Bearcat
Bearcat is hypnotic and kinetic on new EP SPELL
As co-founder, DJ and curator at Seltzer, one of Philly’s premiere queer dance parties, Bearcat as producer tends to find their sound in the heart of eclecticism.
Bearcat’s newest EP SPELL sparkles with an energy that feels both sinister and kinetic, oftentimes in the same song. Sounds move and flow through this work with a ghost-like creep, evoking the dreamier, gothier moments of England record label Nite Grooves, where artists like Kingdom were laying dark sounds and trippy soundscapes over club beats. On SPELL’s openener “Sight” and follow up “Conjurer”, Bearcat takes thing down, like, five notches, the beat never reaching the wild electro-vogue-disco of say Kingdom’s “Stalker Ha” or the beastial, robotic faux trap of Girl Unit’s “Wut.”
The songs here are meditative bits of electronic dirge, as hypnotic as they are unnerving. On “Conjurer,” a rolling, distorted bassline pulses underneath chimes and Blade Runner-esque synth lines, only to be stabbed through with piercing samples of ethereal screams. For SPELL, even when the beat crosses into manic territory, like on “Bells”, there’s still a darker undercurrent, as each witchy sound criss-crosses into various screeches, blips and, well, bells. The effect is a “Exorcist theme song on speed” that seeks to entrance but mostly dizzies.
London-born and Philly-residing, Bearcat’s sound is a welcome amalgamation of London’s darkest, grimiest beats and Philly’s wild eclecticism– an electronic punk rock that has spawned acts like DJ Haram and Moor Mother’s collab 700 Bliss and young upstarts in bands like Ghosh.
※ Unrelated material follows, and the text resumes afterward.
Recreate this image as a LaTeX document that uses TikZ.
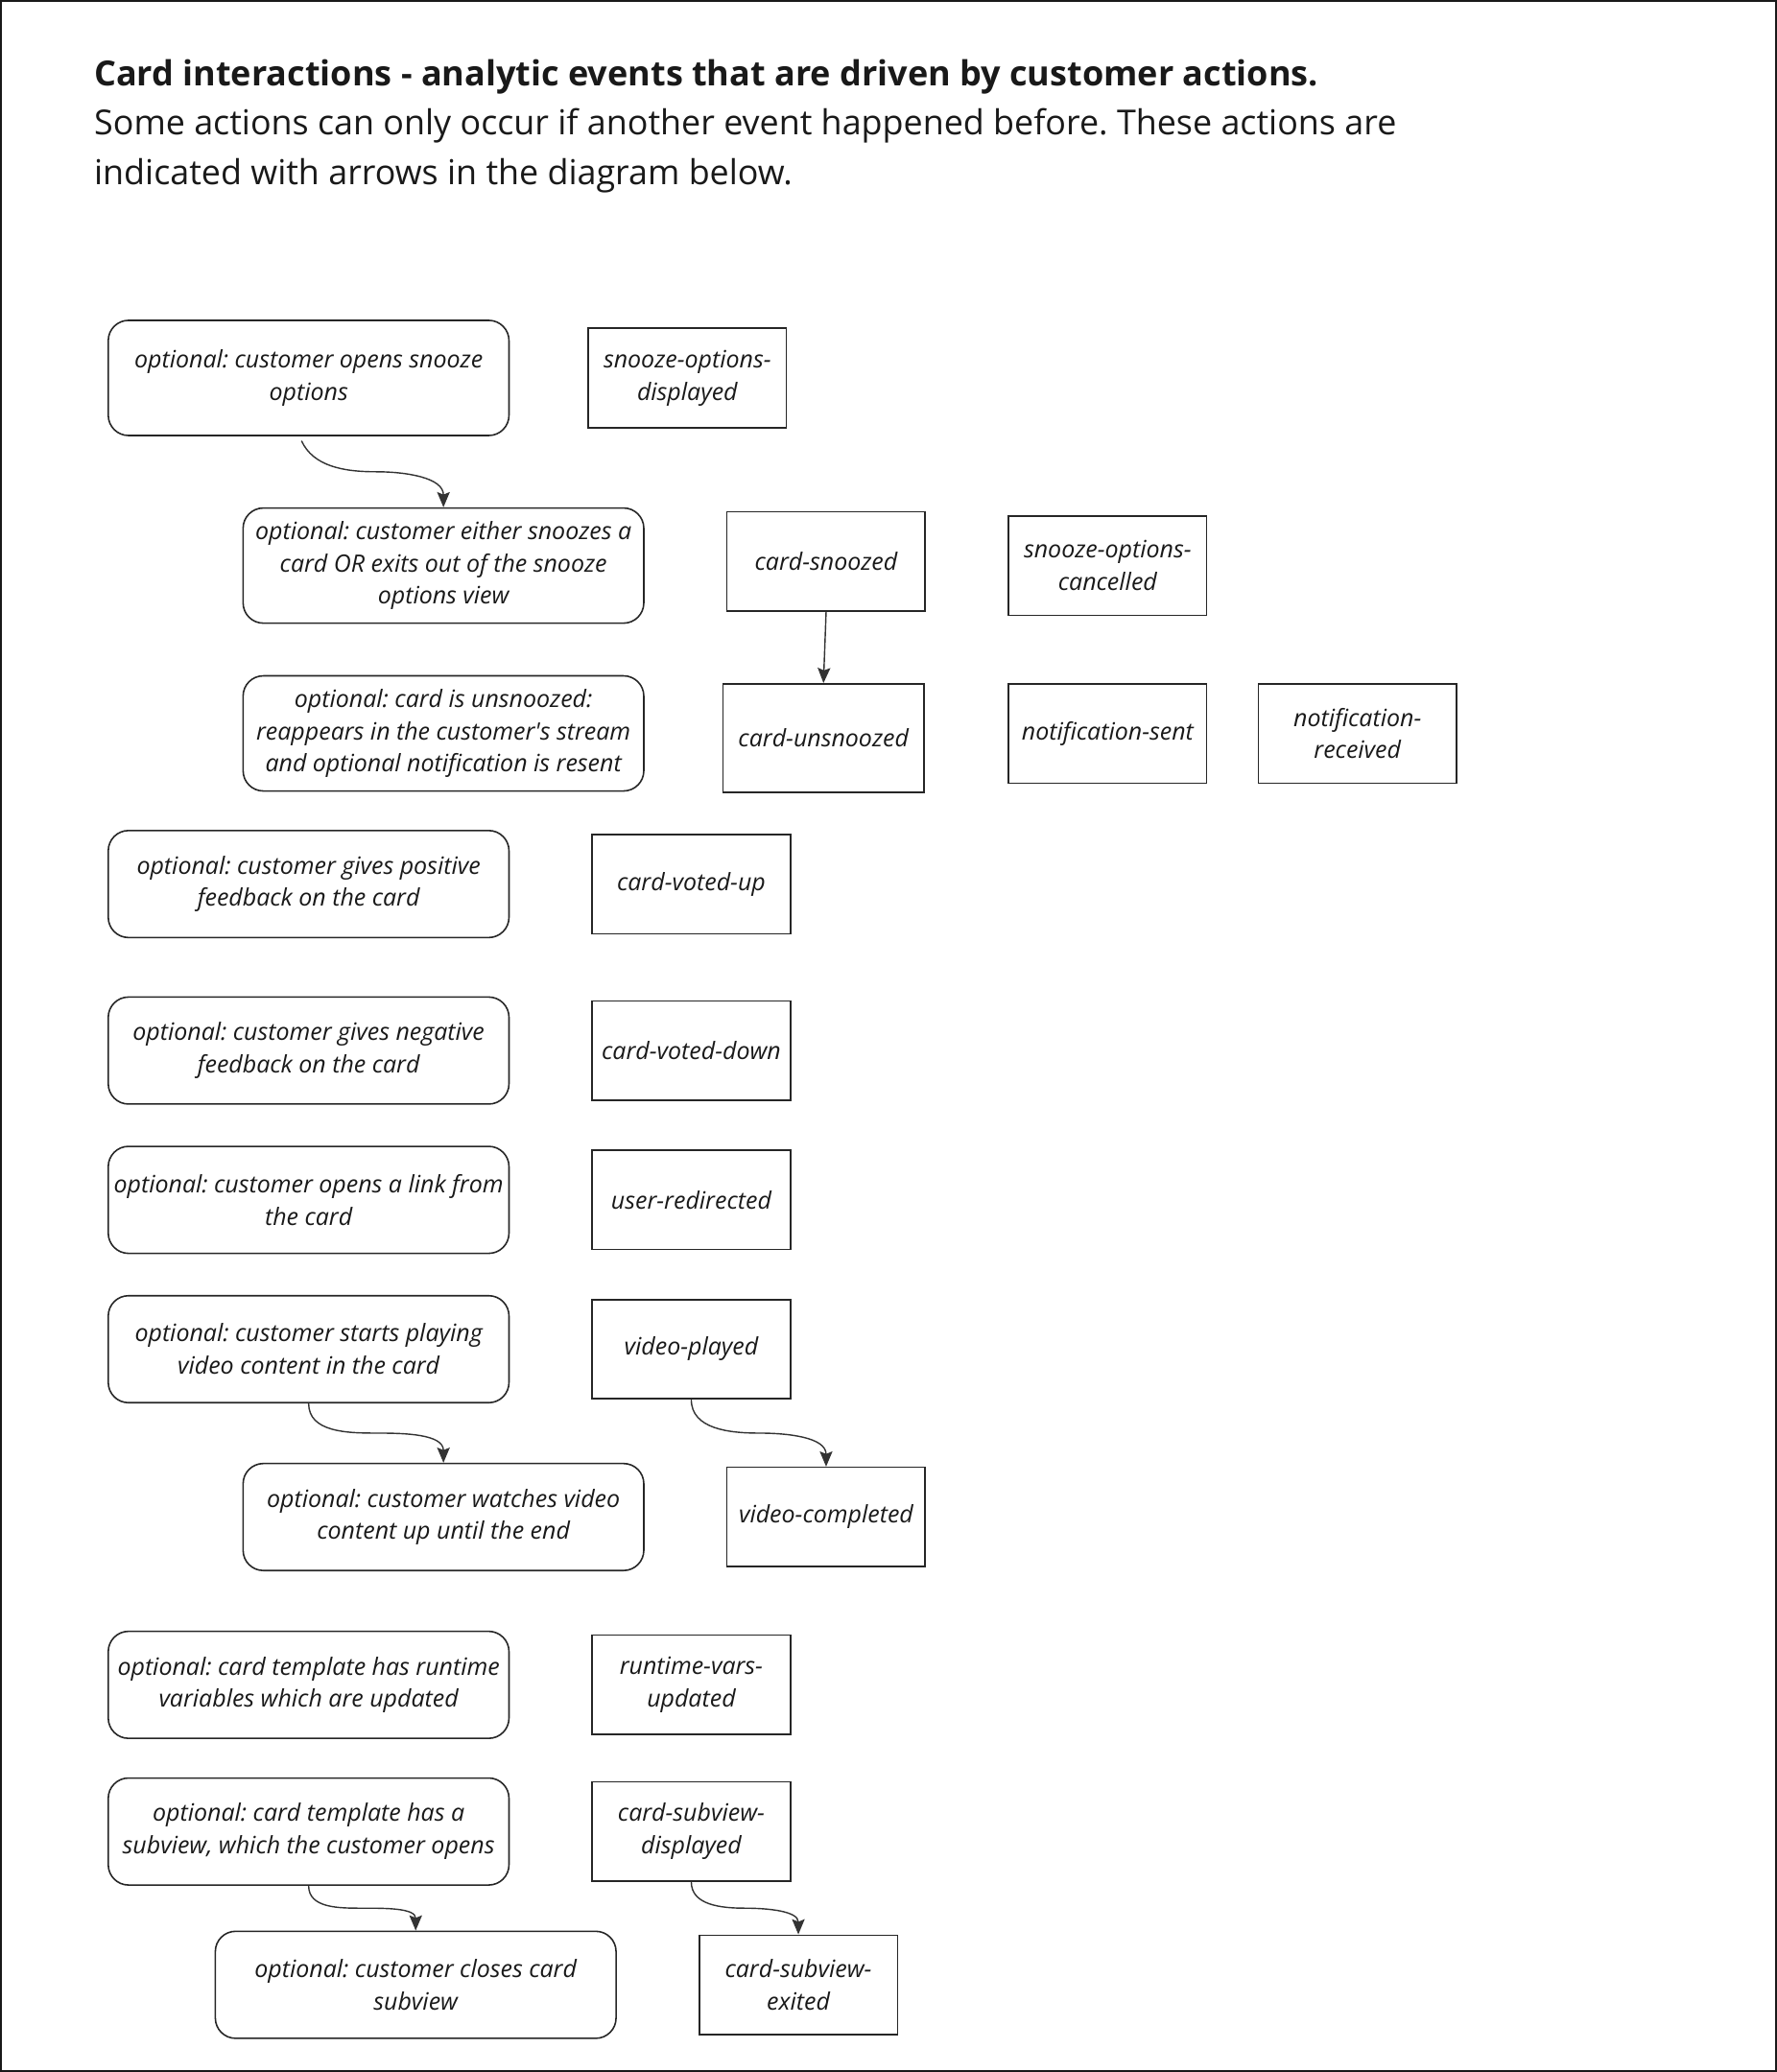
\documentclass[tikz,border=0pt]{standalone}
\usepackage{fontspec}
\setmainfont{Open Sans}
\usetikzlibrary{arrows.meta,calc}
\definecolor{inkgray}{HTML}{333333}
\frenchspacing
\tikzset{
  frameline/.style={black!90, line width=1.2pt},
  action/.style={draw=black!85, line width=0.9pt, rounded corners=12pt,
    minimum width=8.35cm, minimum height=2.23cm, align=center, inner sep=2pt,
    text=black!90, font=\itshape\fontsize{14.2}{19.2}\selectfont},
  tallaction/.style={action, minimum height=2.40cm},
  event/.style={draw=black!85, line width=0.9pt, minimum width=4.13cm,
    minimum height=2.07cm, align=center, inner sep=2pt,
    text=black!90, font=\itshape\fontsize{14.2}{19.2}\selectfont},
  flow/.style={inkgray, line width=0.8pt,
    -{Stealth[length=9pt, width=7.5pt, inset=1.5pt]}},
  headline/.style={anchor=base west, inner sep=0pt, text=black!90,
    font=\bfseries\fontsize{20.5}{29.8}\selectfont},
  bodyline/.style={anchor=base west, inner sep=0pt, text=black!90,
    font=\fontsize{20.4}{29.8}\selectfont},
}

\begin{document}
\begin{tikzpicture}[x=0.027544cm, y=-0.027544cm]
    \useasboundingbox (0,0) rectangle (1344,1568);
    \draw[frameline] (0.6,0.6) rectangle (1343.4,1567.4);
    % heading
    \node[headline] (title) at (71,65)
      {Card interactions - analytic events that are driven by customer actions.};
    \node[bodyline] (introa) at (71,102)
      {Some actions can only occur if another event happened before. These actions are};
    \node[bodyline] (introb) at (71,140)
      {indicated with arrows in the diagram below.};
    % customer actions
    \node[tallaction] (opensnooze) at (233.5,286)
      {optional: customer opens snooze\\options};
    \node[tallaction] (snoozeexit) at (335.5,428)
      {optional: customer either snoozes a\\card OR exits out of the snooze\\options view};
    \node[tallaction] (unsnooze) at (335.5,555)
      {optional: card is unsnoozed:\\reappears in the customer\textquotesingle s stream\\and optional notification is resent};
    \node[action] (voteup) at (233.5,669)
      {optional: customer gives positive\\feedback on the card};
    \node[action] (votedown) at (233.5,795)
      {optional: customer gives negative\\feedback on the card};
    \node[action] (openlink) at (233.5,908)
      {optional: customer opens a link from\\the card};
    \node[action] (playvideo) at (233.5,1021)
      {optional: customer starts playing\\video content in the card};
    \node[action] (watchvideo) at (335.5,1148)
      {optional: customer watches video\\content up until the end};
    \node[action] (runtimevars) at (233.5,1275)
      {optional: card template has runtime\\variables which are updated};
    \node[action] (opensubview) at (233.5,1386)
      {optional: card template has a\\subview, which the customer opens};
    \node[action] (closesubview) at (314.5,1502)
      {optional: customer closes card\\subview};
    % analytic events
    \node[event] (evdisplayed) at (520,286) {snooze-options-\\displayed};
    \node[event] (evsnoozed) at (625,425) {card-snoozed};
    \node[event] (evcancelled) at (838,428) {snooze-options-\\cancelled};
    \node[event, minimum width=4.19cm, minimum height=2.26cm]
      (evunsnoozed) at (623,558.5) {card-unsnoozed};
    \node[event] (evsent) at (838,555) {notification-sent};
    \node[event] (evreceived) at (1027,555) {notification-\\received};
    \node[event] (evup) at (523,669) {card-voted-up};
    \node[event] (evdown) at (523,795) {card-voted-down};
    \node[event] (evredirect) at (523,908) {user-redirected};
    \node[event] (evplayed) at (523,1021) {video-played};
    \node[event] (evcompleted) at (625,1148) {video-completed};
    \node[event] (evruntime) at (523,1275) {runtime-vars-\\updated};
    \node[event] (evsubshown) at (523,1386) {card-subview-\\displayed};
    \node[event] (evsubexit) at (604,1502) {card-subview-\\exited};
    % dependencies
    \draw[flow, shorten <=3pt] ([xshift=-5.5]opensnooze.south)
      to[out=-65, in=180] ($(opensnooze.south)!0.5!(snoozeexit.north)$)
      to[out=0, in=90] (snoozeexit.north);
    \draw[flow] (evsnoozed.south) -- (evunsnoozed.north);
    \draw[flow] (playvideo.south)
      to[out=-90, in=180] ($(playvideo.south)!0.5!(watchvideo.north)$)
      to[out=0, in=90] (watchvideo.north);
    \draw[flow] (evplayed.south)
      to[out=-90, in=180] ($(evplayed.south)!0.5!(evcompleted.north)$)
      to[out=0, in=90] (evcompleted.north);
    \draw[flow] (opensubview.south)
      to[out=-90, in=180] ($(opensubview.south)!0.5!(closesubview.north)$)
      to[out=0, in=90] (closesubview.north);
    \draw[flow] (evsubshown.south)
      to[out=-90, in=180] ($(evsubshown.south)!0.5!(evsubexit.north)$)
      to[out=0, in=90] (evsubexit.north);
\end{tikzpicture}
\end{document}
Immediately following “Bells” is the drum-smashing jungle chaos of the Sean Paul sampled “Bluebearpaul.” It’s two and a half minutes of manic drums, distorted cymbal crashes and meandering vocal samples that give way to beautiful synth pads. It’s the kind of song that needs to be heard on an impossibly loud sound system, in a sweaty club basement, the kind of track that makes you curse COVID and our nation’s response to it for not letting this happen. The song feels like a reward for making it through the darker, murkier moments on this EP. As moody and varied as this record is, it’s also brief. With just four songs, its sonic beauty and industrial approach to sound-scaping will leave you thirsting for more.